The immigrants to America are mostly from Latin America. They come because they are starving or fear for their lives at home. Most of them desperately WANT to assimilate and become Americans ASAP.

This is also the case with most immigrants into Europe, but there is a far greater proportion from Muslim countries and/or Eastern European countries that brazenly and openly want to impose their religion (worst cases in F, B and NL), or exploit the (relatively) generous government help to the disadvantaged. Keep in mind that European countries are small and compact compared to the USA. If there is a problem in San Diego, it won’t necessarily stir up public sentiment in Philadelphia. In a country like France or Belgium or even Germany, anything that happens anywhere is automatically local, and makes national headlines within hours or less. Our extremist right in the USA needs a Fox Noise to make them think that people are in danger when they aren’t. In European countries, things that happen anywhere within, or even close to national borders are considered local. Welfare scam artists from countries like Romania are even legally there, as they are EU citizens. They can’t be refused entry, and the western Europeans hate it because their taxes pay for it, and their own retirement benefits suffer.
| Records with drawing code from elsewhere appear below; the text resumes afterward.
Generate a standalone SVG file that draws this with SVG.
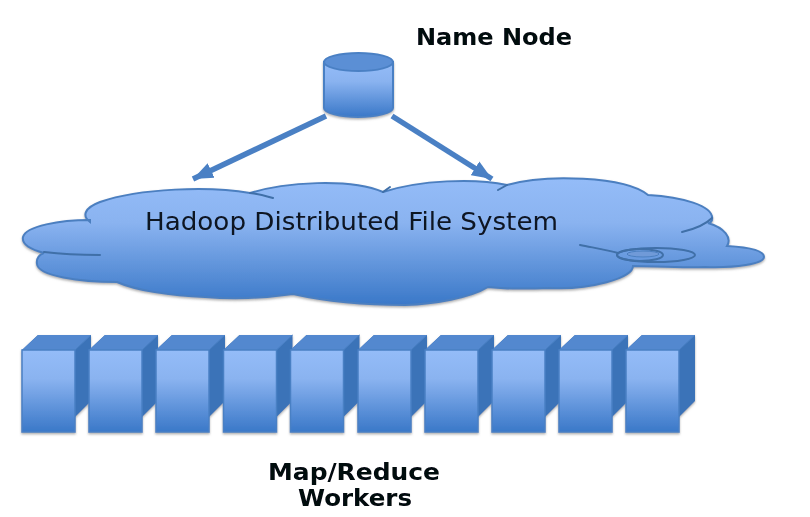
<svg xmlns="http://www.w3.org/2000/svg" xmlns:xlink="http://www.w3.org/1999/xlink" width="810" height="517" viewBox="0 0 810 517">
<style>
text{font-family:"DejaVu Sans","Liberation Sans",sans-serif;fill:#0b1320}
.b{font-weight:700;font-size:23px;fill:#05070c}
.l{fill:none;stroke:#3f6fa8;stroke-width:2;stroke-linecap:round}
.c{fill:none;stroke:#4a80c4;stroke-width:5.5}
</style>
<defs>
<linearGradient id="g" x1="0" y1="0" x2="0" y2="1"><stop offset="0" stop-color="#94bcf8"/><stop offset=".35" stop-color="#8ab3f0"/><stop offset="1" stop-color="#3a78c8"/></linearGradient>
<filter id="s" x="-5%" y="-5%" width="110%" height="115%"><feDropShadow dx="0" dy="1.5" stdDeviation="1.2" flood-color="#777" flood-opacity=".6"/></filter>
<filter id="bl" x="-5%" y="-5%" width="110%" height="110%"><feGaussianBlur stdDeviation=".5"/></filter>
<marker id="a" markerUnits="userSpaceOnUse" markerWidth="22" markerHeight="18" refX="20" refY="9" orient="auto"><path d="M0 1L20 9L0 17Z" fill="#4a80c4"/></marker>
<g id="srv"><path d="M0 15L16 0H69V66L53 82V15Z" fill="#3b73b8"/><path d="M0 15L16 0H69L53 15Z" fill="#5288cf"/><rect y="15" width="53" height="82" fill="url(#g)" stroke="#4a80c4" stroke-width="1.5"/><path d="M53 15L69 0" stroke="#4a80c4" stroke-width="1"/></g>
</defs>
<rect width="810" height="517" fill="#fff"/>
<g id="connectors">
<path class="c" d="M326 116L193 179" marker-end="url(#a)"/>
<path class="c" d="M392 116L492 179" marker-end="url(#a)"/>
</g>
<g id="hdfs-cloud">
<path filter="url(#s)" fill="url(#g)" stroke="#4b7fc0" stroke-width="2" d="M90 222C82 216 84 208 100 202C140 188 210 186 250 193C285 182 350 178 383 192C420 180 475 178 507 185C545 174 625 176 648 195C680 197 715 205 712 220C710 224 708 223 708 223C725 228 732 238 727 246C745 247 764 250 764 257C764 264 735 268 705 267C680 268 650 266 633 266C633 278 590 290 550 288C525 289 505 289 488 287C470 298 435 304 405 305C360 305 320 300 293 294C265 298 230 299 205 297C170 296 135 290 117 282C80 282 38 276 37 264C36 258 40 254 44 253C25 248 22 242 23 237C26 226 60 220 90 220Z"/>
<g filter="url(#bl)">
<path class="l" d="M44 252C60 254 80 255 100 255"/>
<path class="l" d="M250 193C258 194 266 196 273 198"/>
<path class="l" d="M383 192L390 187"/>
<path class="l" d="M498 190L507 185"/>
<path class="l" d="M682 232C695 229 705 225 712 218"/>
<path class="l" d="M580 245C595 248 608 250 618 253"/>
<ellipse class="l" cx="656" cy="255" rx="39" ry="7" stroke-width="1.5"/>
<ellipse class="l" cx="640" cy="255" rx="23" ry="6"/>
<ellipse cx="643" cy="254" rx="16" ry="3" fill="#6f9ad8" stroke="#4b7fc0"/>
</g>
<text x="145" y="230" font-size="24" filter="url(#bl)" textLength="413" lengthAdjust="spacingAndGlyphs">Hadoop Distributed File System</text>
</g>
<g id="name-node">
<path filter="url(#s)" d="M324 62V108C324 113 340 117 358 117C376 117 393 113 393 108V62Z" fill="url(#g)" stroke="#4a80c4" stroke-width="2"/>
<ellipse cx="358.500" cy="62" rx="34.500" ry="9" fill="#5b8fd5" stroke="#4a80c4" stroke-width="2"/>
</g>
<g id="name-node-label"><text class="b" x="416" y="45" filter="url(#bl)" textLength="156" lengthAdjust="spacingAndGlyphs">Name Node</text></g>
<g id="workers" filter="url(#s)">
<use xlink:href="#srv" href="#srv" x="22" y="335"/>
<use xlink:href="#srv" href="#srv" x="89" y="335"/>
<use xlink:href="#srv" href="#srv" x="156" y="335"/>
<use xlink:href="#srv" href="#srv" x="223.500" y="335"/>
<use xlink:href="#srv" href="#srv" x="290.500" y="335"/>
<use xlink:href="#srv" href="#srv" x="358" y="335"/>
<use xlink:href="#srv" href="#srv" x="425" y="335"/>
<use xlink:href="#srv" href="#srv" x="492" y="335"/>
<use xlink:href="#srv" href="#srv" x="559" y="335"/>
<use xlink:href="#srv" href="#srv" x="626" y="335"/>
</g>
<g id="workers-label" filter="url(#bl)">
<text class="b" x="268" y="480" textLength="172" lengthAdjust="spacingAndGlyphs">Map/Reduce</text>
<text class="b" x="298" y="506" textLength="114" lengthAdjust="spacingAndGlyphs">Workers</text>
</g>
</svg>
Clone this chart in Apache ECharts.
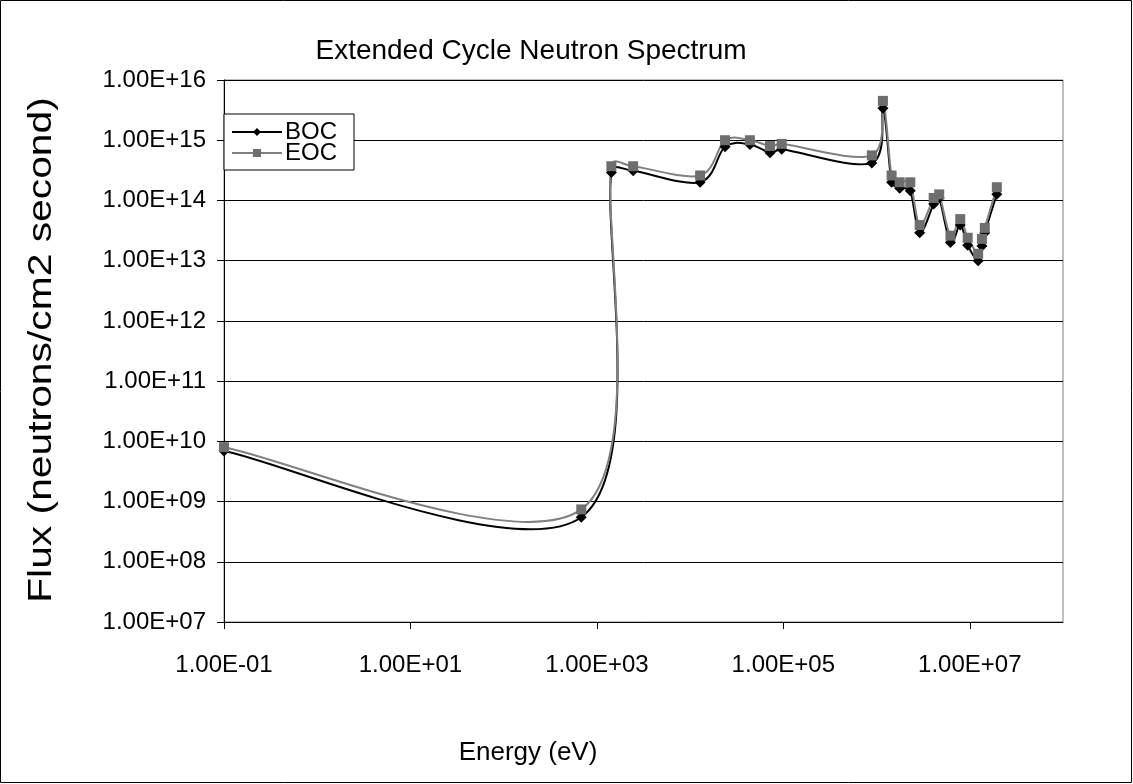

My wife worked as a social worker for decades in Germany, and the Government gives her a pension of all of €850 a month. I still work, and make enough after taxes that it doesn’t matter, but what about all the Germans NOT married to people in my position? The right wing in Europe has been handed a lot of low-hanging fruit that the US right wing has had to manufacture out of thin air.